Pourquoi les cercles écologistes et de gauche ne sont-ils pas plus critiques?
Pour Paul Richli, professeur émérite de droit public et ancien recteur de l’Université de Lucerne, une chose est claire: les accords-cadres avec l’UE «sont prévus pour durer et modifient de manière fondamentale notre rapport à l’UE», comme il l’a confié au quotidien «NZZ».
Qu’est-ce qui le gêne dans les traités?
1. Dans le champ d’application des accords, la compétence législative du Parlement est réduite à un droit de veto.
2. Si la Suisse oppose son veto, elle risque des mesures compensatoires.
3. Si une association redoute que ses membres puissent subir les effets négatifs d’une mesure compensatoire, elle fera tout pour que la Suisse n’oppose pas son veto.
4. La Suisse devrait donc avaliser tous les décrets européens.
Paul Richli est expert en droit et connaît parfaitement l’UE. Il a dirigé pendant douze ans le Comité Européen de Droit Rural (CEDR) sis à Paris.
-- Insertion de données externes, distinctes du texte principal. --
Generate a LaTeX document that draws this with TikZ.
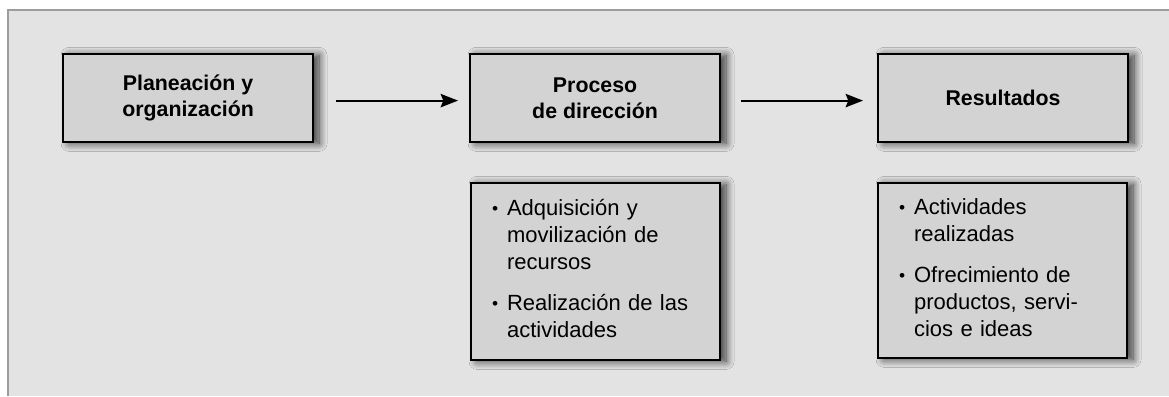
\documentclass[tikz,border=0pt]{standalone}
\usepackage{fontspec}
\setmainfont{Liberation Sans}
\usetikzlibrary{shadows.blur,arrows.meta}
\definecolor{bgc}{HTML}{E3E3E3}
\definecolor{boxc}{HTML}{D3D3D3}
\definecolor{framec}{HTML}{9C9C9C}
\newcommand{\bul}{\makebox[11.25pt][l]{\fontsize{13}{13}\selectfont\raisebox{0.8pt}{•}}}
\begin{document}
\begin{tikzpicture}[x=0.75pt,y=-0.75pt,
  box/.style={draw=black, line width=1.6pt, fill=boxc, inner sep=0pt,
    blur shadow={shadow xshift=4.5pt, shadow yshift=-1pt, shadow blur radius=6pt, shadow blur steps=12, shadow opacity=75}},
  titlebox/.style={box, anchor=north west, minimum width=187.5pt, minimum height=66pt,
    font=\fontsize{16}{19.5}\selectfont\bfseries, align=center},
  listbox/.style={box, anchor=north west, minimum width=186.75pt, text width=155.25pt,
    inner xsep=15.75pt, font=\fontsize{16.5}{20.25}\selectfont, align=left},
  arr/.style={line width=1.6pt, -{Stealth[length=13pt, width=10pt, inset=2pt]}}]
\useasboundingbox (0,0) rectangle (1169,396);
\fill[white] (0,0) rectangle (1169,396);
\fill[bgc] (8,10) rectangle (1169,396);
\draw[framec, line width=1.8pt] (8,396) -- (8,10) -- (1169,10);

\node[titlebox] (b1) at (62,53) {Planeación y\\organización};
\node[titlebox] (b2) at (469,53) {Proceso\\de dirección};
\node[titlebox] (b3) at (877,53) {Resultados};

\node[listbox, minimum height=132.75pt] (l2) at (470,182) {%
\begin{tabular}{@{}l@{}l@{}}
\bul & Adquisición y\\
 & movilización de\\
 & recursos\\[10.5pt]
\bul & Realización de las\\
 & actividades
\end{tabular}};
\node[listbox, minimum height=131.25pt] (l3) at (877,182) {%
\begin{tabular}{@{}l@{}l@{}}
\bul & Actividades\\
 & realizadas\\[10.5pt]
\bul & Ofrecimiento de\\
 & productos, servi-\\
 & cios e ideas
\end{tabular}};

\draw[arr, shorten <=16.5pt, shorten >=8.25pt] ([yshift=-1.9pt]b1.east) -- ([yshift=-1.9pt]b2.west);
\draw[arr, shorten <=15pt, shorten >=10.5pt] ([yshift=-1.9pt]b2.east) -- ([yshift=-1.9pt]b3.west);
\end{tikzpicture}
\end{document}
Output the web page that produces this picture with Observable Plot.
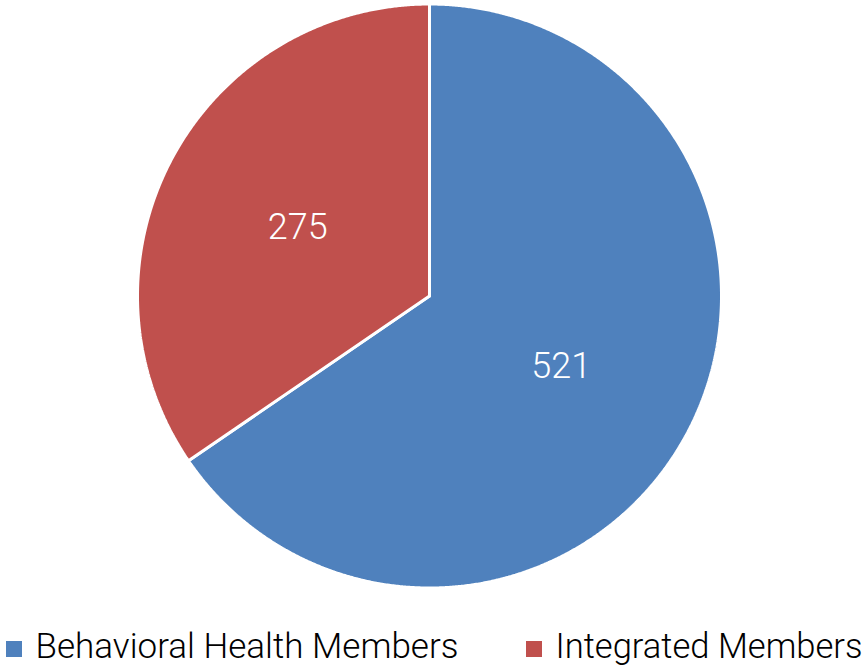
<!DOCTYPE html>
<html><head><meta charset="utf-8">
<script src="https://cdn.jsdelivr.net/npm/d3@7"></script>
<script src="https://cdn.jsdelivr.net/npm/@observablehq/plot@0.6"></script>
<style>body{margin:0;background:#fff}</style>
</head><body><div id="chart"></div>
<script>
const categories = ["Behavioral Health Members", "Integrated Members"];
const values = [521, 275];
const colors = ["#4F81BD", "#C0504D"];

// layout (pixels)
const W = 868, H = 667, cx = 429, cy = 295.5, R = 292;
const arcs = d3.pie().sort(null).value(d => d)(values);

const polyPts = [];
arcs.forEach((a, i) => {
  const n = Math.max(2, Math.ceil((a.endAngle - a.startAngle) / 0.005));
  polyPts.push({cat: categories[i], x: cx, y: cy});
  for (let k = 0; k <= n; k++) {
    const t = a.startAngle + (a.endAngle - a.startAngle) * k / n;
    polyPts.push({cat: categories[i], x: cx + R * Math.sin(t), y: cy - R * Math.cos(t)});
  }
  polyPts.push({cat: categories[i], x: cx, y: cy});
});

const labels = arcs.map((a, i) => {
  const m = (a.startAngle + a.endAngle) / 2;
  return {text: String(values[i]), x: cx + 0.51 * R * Math.sin(m), y: cy - 0.51 * R * Math.cos(m)};
});

const legendX = [6, 526];
const legend = categories.map((c, i) => ({cat: c, x: legendX[i], y: 649}));

const plot = Plot.plot({
  width: W, height: H,
  margin: 0,
  x: {domain: [0, W], range: [0, W], axis: null},
  y: {domain: [0, H], range: [0, H], axis: null},
  color: {domain: categories, range: colors},
  marks: [
    Plot.line(polyPts, {x: "x", y: "y", z: "cat", fill: "cat", stroke: "white", strokeWidth: 3, strokeLinejoin: "miter", curve: "linear"}),
    Plot.text(labels, {x: "x", y: "y", text: "text", fill: "white", fontSize: 36, fontWeight: 300, fontFamily: "Roboto", dy: 1}),
    Plot.rect(legend, {x1: "x", x2: d => d.x + 16, y1: d => d.y - 8, y2: d => d.y + 8, fill: "cat"}),
    Plot.text(legend, {x: d => d.x + 29, y: d => d.y - 3, text: "cat", textAnchor: "start", fill: "#000", fontSize: 35, fontWeight: 300, fontFamily: "Roboto", className: "legtext"})
  ]
});
document.getElementById("chart").appendChild(plot);
const lens = [423, 307];
d3.select(plot).selectAll(".legtext text").each(function(d, i) {
  this.setAttribute("textLength", lens[i]);
  this.setAttribute("lengthAdjust", "spacingAndGlyphs");
});
</script>
</body></html>
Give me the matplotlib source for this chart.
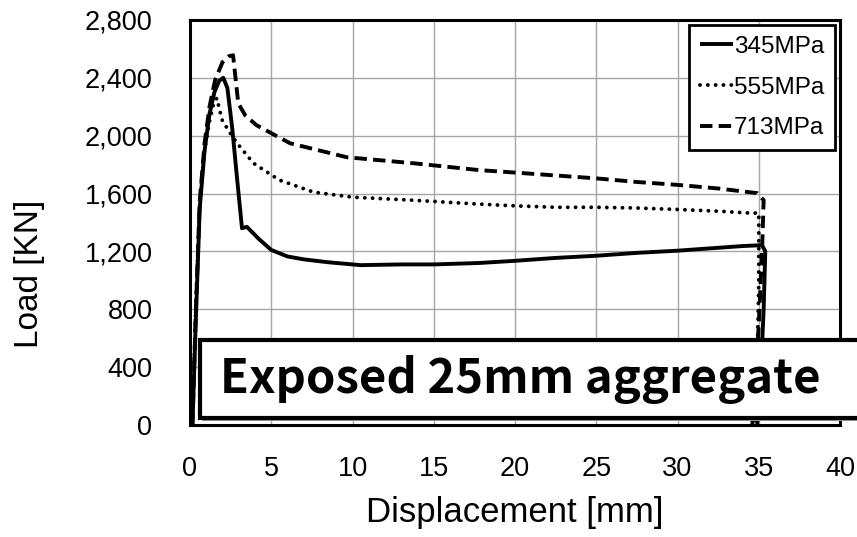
import matplotlib.pyplot as plt
from matplotlib.patches import Rectangle
from matplotlib.ticker import FuncFormatter

# load-displacement curves for three steel grades
disp_345 = [0.15, 0.35, 0.6, 0.9, 1.2, 1.5, 1.8, 2.05, 2.3, 2.6, 2.9, 3.2, 3.5, 4.2, 5.0, 6.0, 7.0, 8.5,
            10.5, 13.0, 15.0, 17.8, 20.0, 22.5, 25.0, 27.5, 30.0, 32.5, 34.0, 35.2, 35.4, 35.3, 35.1, 34.9]
load_345 = [0, 700, 1500, 1900, 2150, 2300, 2380, 2400, 2330, 2050, 1700, 1360, 1370, 1290, 1210, 1165,
            1145, 1125, 1105, 1110, 1110, 1120, 1135, 1155, 1170, 1190, 1205, 1225, 1237, 1243, 1200, 800, 300, 0]

disp_555 = [0.15, 0.35, 0.6, 0.9, 1.2, 1.45, 1.65, 1.97, 2.4, 2.9, 3.9, 5.5, 7.6, 10.0, 13.7, 17.8,
            20.0, 22.5, 25.0, 27.5, 30.0, 32.5, 34.5, 35.0, 35.0, 34.9, 34.8]
load_555 = [0, 800, 1550, 1900, 2100, 2220, 2260, 2110, 2030, 1948, 1810, 1693, 1610, 1575, 1554, 1527,
            1515, 1505, 1505, 1500, 1490, 1478, 1465, 1465, 1000, 400, 0]

disp_713 = [0.15, 0.35, 0.6, 0.9, 1.2, 1.54, 2.0, 2.4, 2.65, 2.8, 2.97, 3.4, 4.1, 6.15, 9.65, 13.7,
            17.8, 20.0, 22.5, 25.0, 27.5, 30.0, 32.5, 34.9, 35.3, 35.2, 35.0, 34.8, 34.6]
load_713 = [0, 750, 1550, 1950, 2200, 2383, 2508, 2550, 2556, 2400, 2224, 2140, 2072, 1948, 1851, 1810,
            1762, 1745, 1725, 1705, 1680, 1660, 1635, 1603, 1554, 1200, 700, 300, 0]

series = [("345MPa", disp_345, load_345, "-"),
          ("555MPa", disp_555, load_555, (0, (0.01, 2.0))),
          ("713MPa", disp_713, load_713, (0, (3.2, 1.6)))]

x_ticks = list(range(0, 41, 5))
y_ticks = list(range(0, 2801, 400))

plt.rcParams["font.family"] = ["Liberation Sans", "DejaVu Sans"]

fig = plt.figure(figsize=(8.57, 5.37), dpi=100)
ax = fig.add_axes([0.2217, 0.2086, 0.7585, 0.7542])

for name, x, y, ls in series:
    dotted = isinstance(ls, tuple) and ls[1][0] < 0.1
    ax.plot(x, y, color="black", linestyle=ls, linewidth=2.8, label=name,
            solid_capstyle="butt", dash_capstyle="round" if dotted else "butt")

ax.set_xlim(0, 40)
ax.set_ylim(0, 2800)
ax.set_xticks(x_ticks)
ax.set_yticks(y_ticks)
ax.yaxis.set_major_formatter(FuncFormatter(lambda v, p: f"{int(v):,}"))
ax.grid(True, color="#a6a6a6", linewidth=1.0)
ax.set_axisbelow(True)
ax.tick_params(length=0, labelsize=19.5)
ax.tick_params(axis="x", pad=22)
ax.tick_params(axis="y", pad=27)
for sp in ax.spines.values():
    sp.set_linewidth(2.2)
    sp.set_color("black")

ax.set_xlabel("Displacement [mm]", fontsize=25)
ax.xaxis.set_label_coords(0.5, -0.175)
ax.set_ylabel("Load [KN]", fontsize=24)
ax.yaxis.set_label_coords(-0.223, 0.374)

leg = ax.legend(loc="upper right", fontsize=17.5, handlelength=1.35, handletextpad=0.05,
                labelspacing=0.77, borderpad=0.45, borderaxespad=0.2, fancybox=False,
                framealpha=1)
leg.get_frame().set_edgecolor("black")
leg.get_frame().set_linewidth(2.0)

# caption banner laid over the lower part of the plot
fig.patches.append(Rectangle((202 / 857, 1 - 421 / 537), 0.8, 80 / 537, transform=fig.transFigure,
                             facecolor="#9a9a9a", edgecolor="none", zorder=9))
fig.patches.append(Rectangle((200 / 857, 1 - 418 / 537), 0.8, 78 / 537, transform=fig.transFigure,
                             facecolor="white", edgecolor="black", linewidth=3, zorder=10))
fig.text(220 / 857, 1 - 380 / 537, "Exposed 25mm aggregate", fontsize=34, fontweight="bold",
         family=["Noto Sans CJK KR", "DejaVu Sans"], va="center", ha="left", zorder=11)

fig.savefig("out.png", dpi=100)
Il n’attend pas grand-chose du droit de regard dans le cadre du «decision shaping» des actes juridiques de l’UE.
L’Autriche ne parvient pas non plus à s’imposer
«La Suisse ne participe pas aux décisions, mais peut seulement apporter sa vision des choses», souligne Paul Richli: «J’échange avec des collègues en droit rural des pays de l’UE et de la Commission européenne. Ils me disent comment les choses se passent dans la pratique. Ainsi, par exemple, l’Autriche n’a encore pratiquement jamais réussi à imposer quoi que ce soit contre la volonté de la France ou de l’Allemagne.»
La sécurité alimentaire bientôt en danger?
Paul Richli est surpris «que les cercles écologistes et de gauche ne soient pas plus critiques. En effet, c’est justement dans le domaine de la sécurité alimentaire qu’ils lancent régulièrement de nouvelles initiatives ou des initiatives populaires en faveur de réglementations plus strictes. Or, à l’avenir, il ne sera plus possible d’avoir des règles plus sévères que l’UE». En principe, «l’UE ne peut pas faire trop de concessions à la Suisse, car sinon certains États membres voudront également bénéficier d’exceptions».
Des idées naïves
Enfin, Paul Richli estime naïve l’idée selon laquelle les accords-cadres pourraient être introduits à l’essai. Si la Suisse venait à dire non au bout de quelques années, tous les accords seraient caducs. En effet, les traités existants sont également liés aux nouveaux accords. «Cela entraînerait une situation de vide juridique, ce qui ne serait pas dans l’intérêt de la Suisse», conclut Paul Richli.